DATA EXCERPT>

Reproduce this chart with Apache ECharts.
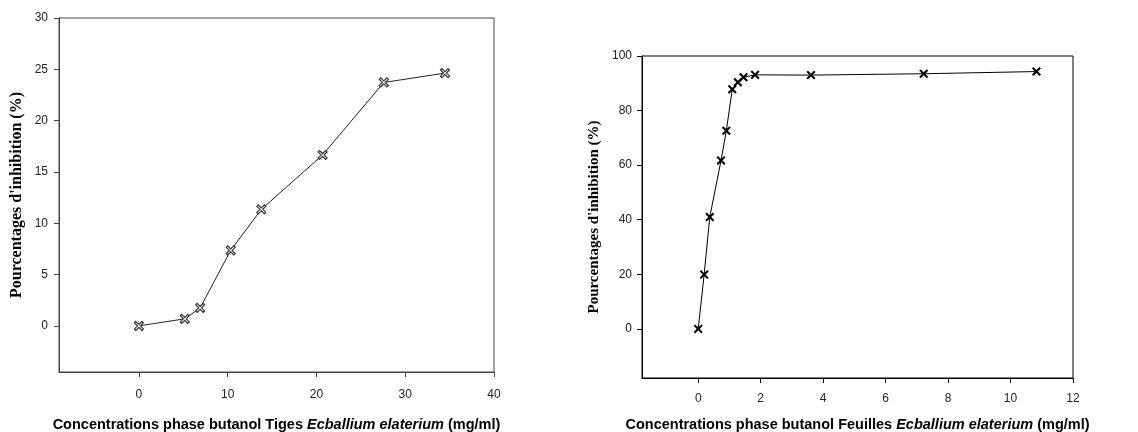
<!DOCTYPE html>
<html><head><meta charset="utf-8">
<script src="https://cdn.jsdelivr.net/npm/echarts@6/dist/echarts.min.js"></script>
<style>html,body{margin:0;padding:0;background:#fff}#c{width:1138px;height:432px}</style>
</head><body><div id="c"></div>
<script>
// Left chart: tiges
const tigesConc = [0, 5.17, 6.9, 10.34, 13.79, 20.69, 27.59, 34.48];
const tigesInhib = [0, 0.68, 1.75, 7.35, 11.35, 16.65, 23.72, 24.63];
const tigesYTicks = [0, 5, 10, 15, 20, 25, 30];
const tigesXTicks = [0, 10, 20, 30, 40];
// Right chart: feuilles
const feuillesConc = [0, 0.19, 0.37, 0.73, 0.9, 1.09, 1.27, 1.45, 1.82, 3.61, 7.22, 10.83];
const feuillesInhib = [0, 19.9, 41.0, 61.7, 72.6, 87.8, 90.4, 92.2, 93.1, 93.0, 93.5, 94.3];
const feuillesYTicks = [0, 20, 40, 60, 80, 100];
const feuillesXTicks = [0, 2, 4, 6, 8, 10, 12];

const xPath = 'path://M0,1.6 L1.6,0 L5,3.4 L8.4,0 L10,1.6 L6.6,5 L10,8.4 L8.4,10 L5,6.6 L1.6,10 L0,8.4 L3.4,5 Z';

function xTitle(word) {
  return {
    formatter: '{b|Concentrations phase butanol ' + word + ' }{i|Ecballium elaterium}{b| (mg/ml)}',
    rich: {
      b: {fontFamily: 'Liberation Sans', fontWeight: 'bold', fontSize: 14.5, color: '#000'},
      i: {fontFamily: 'Liberation Sans', fontWeight: 'bold', fontStyle: 'italic', fontSize: 14.5, color: '#000'}
    }
  };
}
const lbl = (m) => ({fontFamily: 'Liberation Sans', fontSize: 12, color: '#222', margin: m});

const chart = echarts.init(document.getElementById('c'), null, {renderer: 'canvas'});
const xt1 = xTitle('Tiges'), xt2 = xTitle('Feuilles');
chart.setOption({
  animation: false,
  backgroundColor: '#fff',
  grid: [
    {left: 59, top: 18, width: 435, height: 354, outerBoundsMode: 'none', containLabel: false,
     show: true, borderColor: '#444', borderWidth: 1, backgroundColor: 'transparent'},
    {left: 642, top: 56, width: 431, height: 322, outerBoundsMode: 'none', containLabel: false,
     show: true, borderColor: '#000', borderWidth: 1, backgroundColor: 'transparent'}
  ],
  xAxis: [
    {type: 'value', gridIndex: 0, min: -9, max: 40, splitLine: {show: false},
     axisLine: {show: true, onZero: false, lineStyle: {color: '#444'}},
     axisTick: {show: true, length: 5, lineStyle: {color: '#444'}, customValues: tigesXTicks},
     axisLabel: Object.assign(lbl(17), {customValues: tigesXTicks}),
     name: xt1.formatter, nameLocation: 'middle', nameGap: 45, nameTextStyle: {rich: xt1.rich}},
    {type: 'value', gridIndex: 1, min: -1.8, max: 12, splitLine: {show: false},
     axisLine: {show: true, onZero: false, lineStyle: {color: '#000'}},
     axisTick: {show: true, length: 5, lineStyle: {color: '#000'}, customValues: feuillesXTicks},
     axisLabel: Object.assign(lbl(15), {customValues: feuillesXTicks}),
     name: xt2.formatter, nameLocation: 'middle', nameGap: 39, nameTextStyle: {rich: xt2.rich}}
  ],
  yAxis: [
    {type: 'value', gridIndex: 0, min: -4.5, max: 30, splitLine: {show: false},
     axisLine: {show: true, onZero: false, lineStyle: {color: '#444'}},
     axisTick: {show: true, length: 5, lineStyle: {color: '#444'}, customValues: tigesYTicks},
     axisLabel: Object.assign(lbl(11), {customValues: tigesYTicks}),
     name: "Pourcentages d'inhibition (%)", nameLocation: 'middle', nameGap: 34,
     nameTextStyle: {fontFamily: 'Liberation Serif', fontWeight: 'bold', fontSize: 16, color: '#000'}},
    {type: 'value', gridIndex: 1, min: -18, max: 100, splitLine: {show: false},
     axisLine: {show: true, onZero: false, lineStyle: {color: '#000'}},
     axisTick: {show: true, length: 5, lineStyle: {color: '#000'}, customValues: feuillesYTicks},
     axisLabel: Object.assign(lbl(10), {customValues: feuillesYTicks}),
     name: "Pourcentages d'inhibition (%)", nameLocation: 'middle', nameGap: 40,
     nameTextStyle: {fontFamily: 'Liberation Serif', fontWeight: 'bold', fontSize: 15, color: '#000'}}
  ],
  series: [
    {type: 'line', xAxisIndex: 0, yAxisIndex: 0,
     data: tigesConc.map((x, i) => [x, tigesInhib[i]]),
     lineStyle: {color: '#222', width: 1}, symbol: xPath, symbolSize: 9,
     itemStyle: {color: '#fff', borderColor: '#333', borderWidth: 1.2}},
    {type: 'line', xAxisIndex: 1, yAxisIndex: 1,
     data: feuillesConc.map((x, i) => [x, feuillesInhib[i]]),
     lineStyle: {color: '#000', width: 1}, symbol: xPath, symbolSize: 9,
     itemStyle: {color: '#000', borderWidth: 0}}
  ]
});
</script></body></html>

SHORT EXERCISE> Emit the lines of the material exactly, from its first line to the line containing "const xPath = 'path://M0,1.6", inclusive; leave every picture out.

EXERCISE ANSWER>
Reproduce this chart with Apache ECharts.
<!DOCTYPE html>
<html><head><meta charset="utf-8">
<script src="https://cdn.jsdelivr.net/npm/echarts@6/dist/echarts.min.js"></script>
<style>html,body{margin:0;padding:0;background:#fff}#c{width:1138px;height:432px}</style>
</head><body><div id="c"></div>
<script>
// Left chart: tiges
const tigesConc = [0, 5.17, 6.9, 10.34, 13.79, 20.69, 27.59, 34.48];
const tigesInhib = [0, 0.68, 1.75, 7.35, 11.35, 16.65, 23.72, 24.63];
const tigesYTicks = [0, 5, 10, 15, 20, 25, 30];
const tigesXTicks = [0, 10, 20, 30, 40];
// Right chart: feuilles
const feuillesConc = [0, 0.19, 0.37, 0.73, 0.9, 1.09, 1.27, 1.45, 1.82, 3.61, 7.22, 10.83];
const feuillesInhib = [0, 19.9, 41.0, 61.7, 72.6, 87.8, 90.4, 92.2, 93.1, 93.0, 93.5, 94.3];
const feuillesYTicks = [0, 20, 40, 60, 80, 100];
const feuillesXTicks = [0, 2, 4, 6, 8, 10, 12];

const xPath = 'path://M0,1.6 L1.6,0 L5,3.4 L8.4,0 L10,1.6 L6.6,5 L10,8.4 L8.4,10 L5,6.6 L1.6,10 L0,8.4 L3.4,5 Z';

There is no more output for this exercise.